Ersinghaus’ response to Betsy:

Betsy Marceau reads Sonnet 19 as a work about time and bargains. She writes, “Sonnet 19 is about time and Shakespeare’s bargain with it.” She reads the poem as having three divisions. The first is time as a natural phenomenon that has, as she writes, “a natural course.” To support this reading she quotes lines 6 through 7: “And do whate’er though wilt, swift-footed time, / To the wide world and all her fading sweets.” Marceau’s secondary division is the “plea” section, where the speaker of the poem pleas “. . . to leave his love untouched.” Thirdly comes the final two lines. Marceau claims that these lines point to a “resolution,” where the speaker has found a solution to the dilemma of time: poetry itself.

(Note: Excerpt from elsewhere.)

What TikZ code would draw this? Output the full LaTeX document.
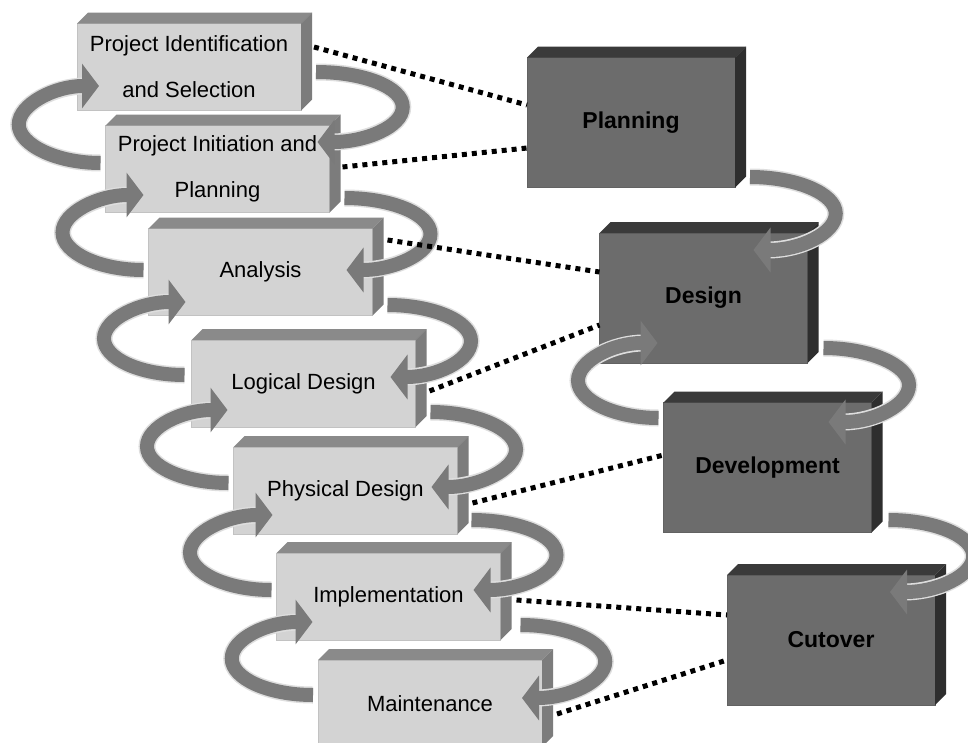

This is a solid reading (though light on context: re: supportive quotation), especially in the context of “time” and “bargains.” In the first few lines of the poem, Shakespeare develops a conclusion about time as a force to whom one can plead. In the sonnet the speaker addresses time directly, engaging a figure of speech called apostrophe (yeah, sure, I can’t help but tease in a term for you to play with), as if time has “reason.” But this apostrophe, the direct address to a “thing,” comes in a fairly forceful and perhaps rude form. “. . . time,” the speaker says, “blunt (1), “make” (2), “Pluck” (3), “burn” (4). The speaker even “accuses time of “devouring” in line 1, not really a great way to make friends. Are these verbs, when addressed to time, appropriate if the speaker is asking for a favor or making a “plea”?

Of course not. Because a favor is not being asked. Rather, as Ms. Marceau suggests, this address merely “describes” what time does as a natural force and, as Marceau explicates, if time is going to be time, then it may simply proceed, because, as the last lines assert: “My love shall in my verse ever live young.” It is interesting, on the speaker’s part, that the content of a poem can be described as being alive in the sense that the poem is a container for memory.